Step 2. Implement a single-slot cache buffer for reading sequential files. This will hold bytes [N, N+B) of the file, where B is some largish number (try different numbers). Any read request that lies within that range of bytes can be satisfied without making a system call. Check your work by examining strace output. Don’t worry about seeks yet. (This means your code will stop working on the “reverse order,” “stride order,” and “random seek order” tests.)

This will improve your performance on character I/O tests.

Step 3. Implement a single-slot cache buffer for writing sequential files. This is like the cache buffer for reading, but it absorbs writes instead of prefetching reads.

This will improve your performance on character I/O tests. If you do this well, you should now match or beat stdio’s performance on all sequential I/O tests!

Step 4. Fix your code to handle seeks correctly (but not necessarily in a high-performance way).

This should make your code produce correct results for all tests.

Step 5. Change your code to continue handling seeks correctly, but with good performance for reverse61. For ideas, try running strace on the stdio-reverse61 variant. What does it look like stdio is doing?

This should make your code roughly equal stdio’s performance on all tests.

Extra Credit 1. If you feel ambitious, you might try changing your code to use memory-mapped I/O when this is possible. Note: Memory-mapped I/O is not always possible, though, so keep your old block cache around for pipe files and other non-mappable files.

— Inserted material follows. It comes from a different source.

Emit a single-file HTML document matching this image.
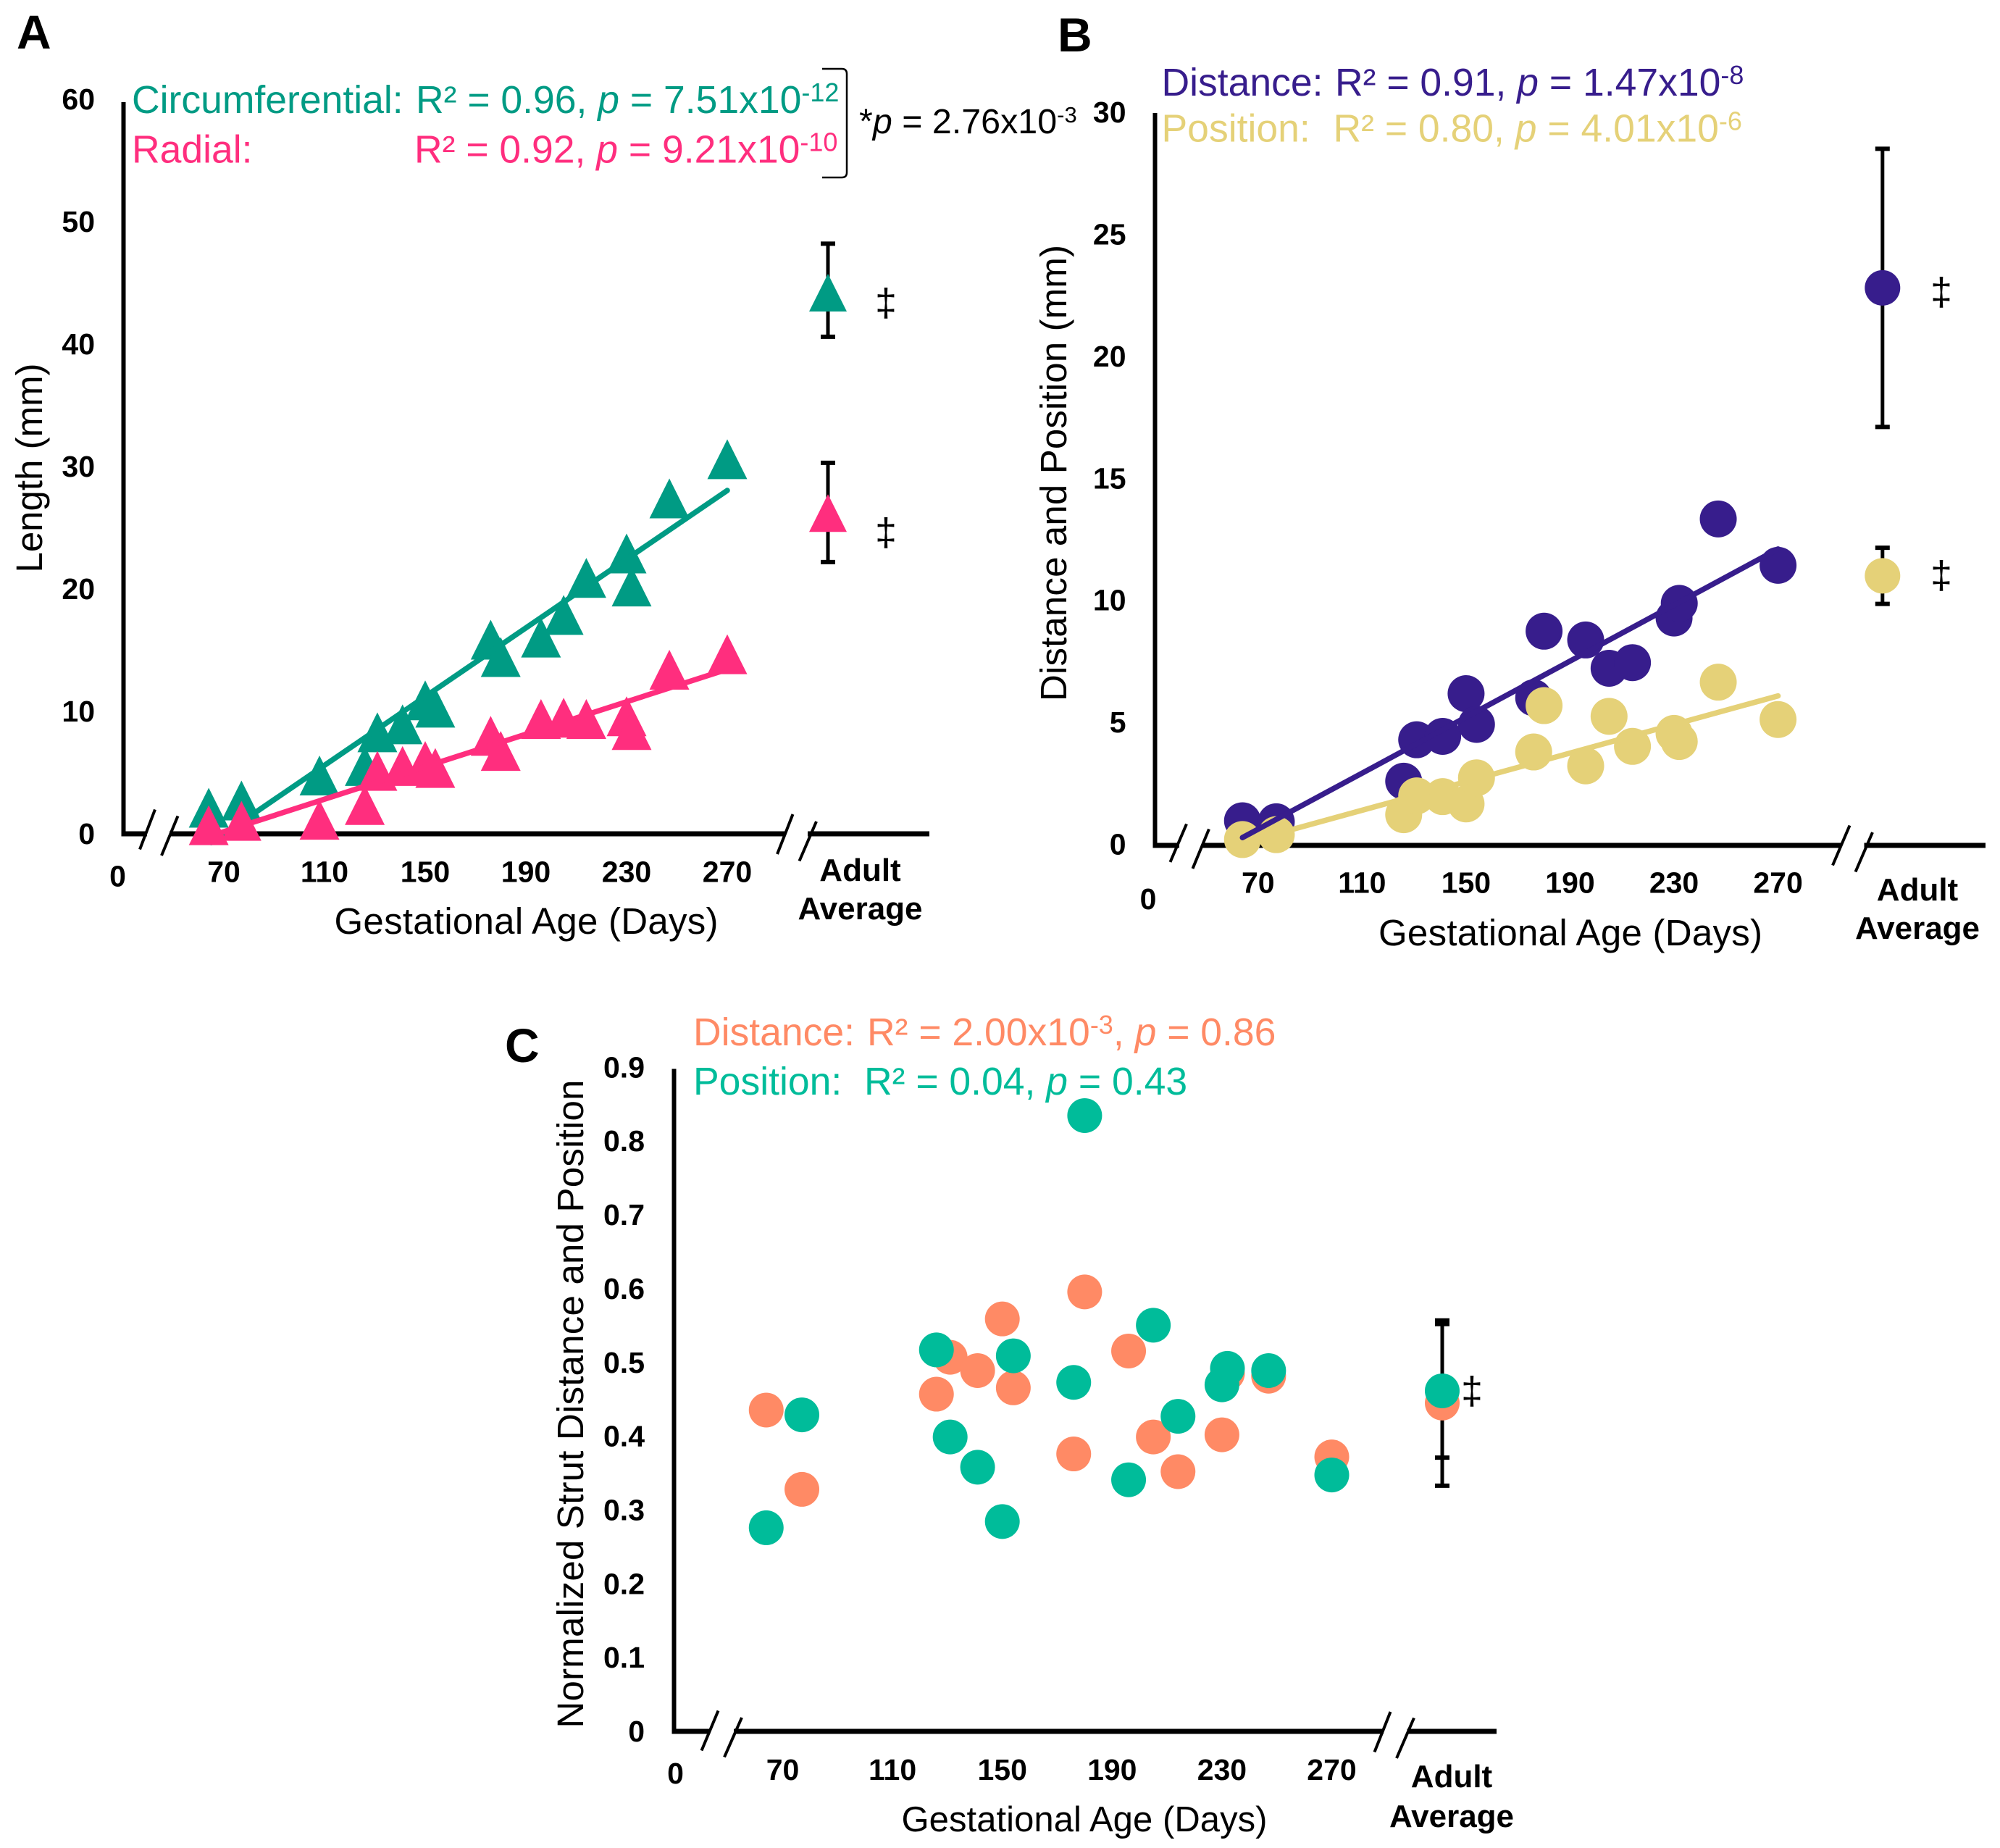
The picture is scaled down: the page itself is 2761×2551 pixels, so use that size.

This should make your code beat stdio on some non-sequential I/O tests!

Extra Credit 2. If you have additional time and feel even more ambitious, implement an associative cache that holds multiple blocks and works for (a) non-mappable files or (b) very large memory-mapped files.

Something like this will get the highest performance. It is difficult and rewarding to implement an associative cache. You’ll learn a lot! But design carefully so you don't make your other code more difficult to read and maintain. In fact, you might try working on a separate branch initially.

Hints

You are allowed to make a couple assumptions.

Make targets

Your code must work correctly with sanitizers turned on (though it will not be very fast). Run make SAN=1 check to check for errors.

To get an strace log for your code on a specific test, use make STRACE=1 check-TESTNUM. The strace output will be stored in strace.out.

To run without running the stdio tests, use make NOSTDIO=1 check.

To run with one trial rather than multiple trials, use make TRIALS=1 check.

To compile without optimization (which might help you debug), run make O=0.

Final extra credit step: Deadlock

We also release a program, pipeexchange61, that demonstrates a problem with conventional blocking I/O. The pipeexchange61 program forks two copies of itself. One copy, the requester, sends requests to the other copy, the responder. The requester can send many requests back-to-back and only then wait for responses (a form of batching). When you run pipeexchange61, the program appears to get stuck! Why? Can you construct an I/O library that unsticks pipeexchange61, without modifying pipeexchange61.cc?

Turnin

You will turn in your code by pushing your git repository to github.com and updating the grading server with your repository.

Don’t forget to fill out README.md and AUTHORS.md.


This pset was originally created for CS61.